╭──
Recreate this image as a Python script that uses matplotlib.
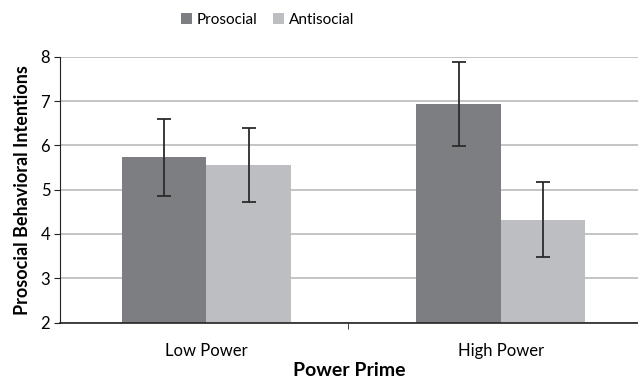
import numpy as np
import matplotlib
matplotlib.use('Agg')
from matplotlib import pyplot as plt

plt.rcParams['font.family'] = ['Lato', 'DejaVu Sans']

categories = ['Low Power', 'High Power']
series = ['Prosocial', 'Antisocial']
prosocial = [5.73, 6.93]
antisocial = [5.56, 4.31]
prosocial_lo = [4.86, 5.98]
prosocial_hi = [6.60, 7.88]
antisocial_lo = [4.73, 3.47]
antisocial_hi = [6.39, 5.17]

colors = ['#7d7e82', '#bdbec2']

fig = plt.figure(figsize=(6.38, 3.79), dpi=100)
ax = fig.add_axes([0.094, 0.149, 0.906, 0.701])

x = np.arange(len(categories))
w = 0.286

vals = [prosocial, antisocial]
lows = [prosocial_lo, antisocial_lo]
highs = [prosocial_hi, antisocial_hi]
for i, name in enumerate(series):
    pos = x + (i - 0.5) * w
    v = np.array(vals[i])
    err = [v - np.array(lows[i]), np.array(highs[i]) - v]
    ax.bar(pos, v - 2, bottom=2, width=w, color=colors[i], label=name, zorder=2)
    ax.errorbar(pos, v, yerr=err, fmt='none', ecolor='#2b2b2b',
                elinewidth=1.3, capsize=5, capthick=1.3, zorder=3)

ax.set_ylim(2, 8)
ax.set_xlim(-0.498, 1.467)
ax.set_yticks(range(2, 9))
ax.yaxis.grid(True, color='#b4b4b4', linewidth=1.1, zorder=0)
ax.set_axisbelow(True)

ax.set_xticks(x)
ax.set_xticklabels(categories, fontsize=12)
ax.tick_params(axis='x', length=0, pad=15)
ax.set_xticks([0.48], minor=True)
ax.tick_params(axis='x', which='minor', length=4, color='#222222')
ax.tick_params(axis='y', labelsize=12, length=4, color='#222222', pad=3)

for s in ['top', 'right']:
    ax.spines[s].set_visible(False)
ax.spines['left'].set_color('#222222')
ax.spines['bottom'].set_color('#222222')
ax.spines['bottom'].set_linewidth(1.2)

ax.set_ylabel('Prosocial Behavioral Intentions', fontsize=13, fontweight='bold', labelpad=7)
ax.set_xlabel('Power Prime', fontsize=14, fontweight='bold', labelpad=2)

fig.legend(loc='center', bbox_to_anchor=(0.419, 0.947), ncol=2, frameon=False,
           fontsize=11, handlelength=0.75, handleheight=0.75, columnspacing=1.0,
           handletextpad=0.3)

plt.savefig('out.png', dpi=100)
╰──
_WHAT THE TASK REQUIRES_. Return the listing above unchanged, apart from dropping its pictures.

_OUTPUT OF THE TASK_.
Recreate this image as a Python script that uses matplotlib.
import numpy as np
import matplotlib
matplotlib.use('Agg')
from matplotlib import pyplot as plt

plt.rcParams['font.family'] = ['Lato', 'DejaVu Sans']

categories = ['Low Power', 'High Power']
series = ['Prosocial', 'Antisocial']
prosocial = [5.73, 6.93]
antisocial = [5.56, 4.31]
prosocial_lo = [4.86, 5.98]
prosocial_hi = [6.60, 7.88]
antisocial_lo = [4.73, 3.47]
antisocial_hi = [6.39, 5.17]

colors = ['#7d7e82', '#bdbec2']

fig = plt.figure(figsize=(6.38, 3.79), dpi=100)
ax = fig.add_axes([0.094, 0.149, 0.906, 0.701])

x = np.arange(len(categories))
w = 0.286

vals = [prosocial, antisocial]
lows = [prosocial_lo, antisocial_lo]
highs = [prosocial_hi, antisocial_hi]
for i, name in enumerate(series):
    pos = x + (i - 0.5) * w
    v = np.array(vals[i])
    err = [v - np.array(lows[i]), np.array(highs[i]) - v]
    ax.bar(pos, v - 2, bottom=2, width=w, color=colors[i], label=name, zorder=2)
    ax.errorbar(pos, v, yerr=err, fmt='none', ecolor='#2b2b2b',
                elinewidth=1.3, capsize=5, capthick=1.3, zorder=3)

ax.set_ylim(2, 8)
ax.set_xlim(-0.498, 1.467)
ax.set_yticks(range(2, 9))
ax.yaxis.grid(True, color='#b4b4b4', linewidth=1.1, zorder=0)
ax.set_axisbelow(True)

ax.set_xticks(x)
ax.set_xticklabels(categories, fontsize=12)
ax.tick_params(axis='x', length=0, pad=15)
ax.set_xticks([0.48], minor=True)
ax.tick_params(axis='x', which='minor', length=4, color='#222222')
ax.tick_params(axis='y', labelsize=12, length=4, color='#222222', pad=3)

for s in ['top', 'right']:
    ax.spines[s].set_visible(False)
ax.spines['left'].set_color('#222222')
ax.spines['bottom'].set_color('#222222')
ax.spines['bottom'].set_linewidth(1.2)

ax.set_ylabel('Prosocial Behavioral Intentions', fontsize=13, fontweight='bold', labelpad=7)
ax.set_xlabel('Power Prime', fontsize=14, fontweight='bold', labelpad=2)

fig.legend(loc='center', bbox_to_anchor=(0.419, 0.947), ncol=2, frameon=False,
           fontsize=11, handlelength=0.75, handleheight=0.75, columnspacing=1.0,
           handletextpad=0.3)

plt.savefig('out.png', dpi=100)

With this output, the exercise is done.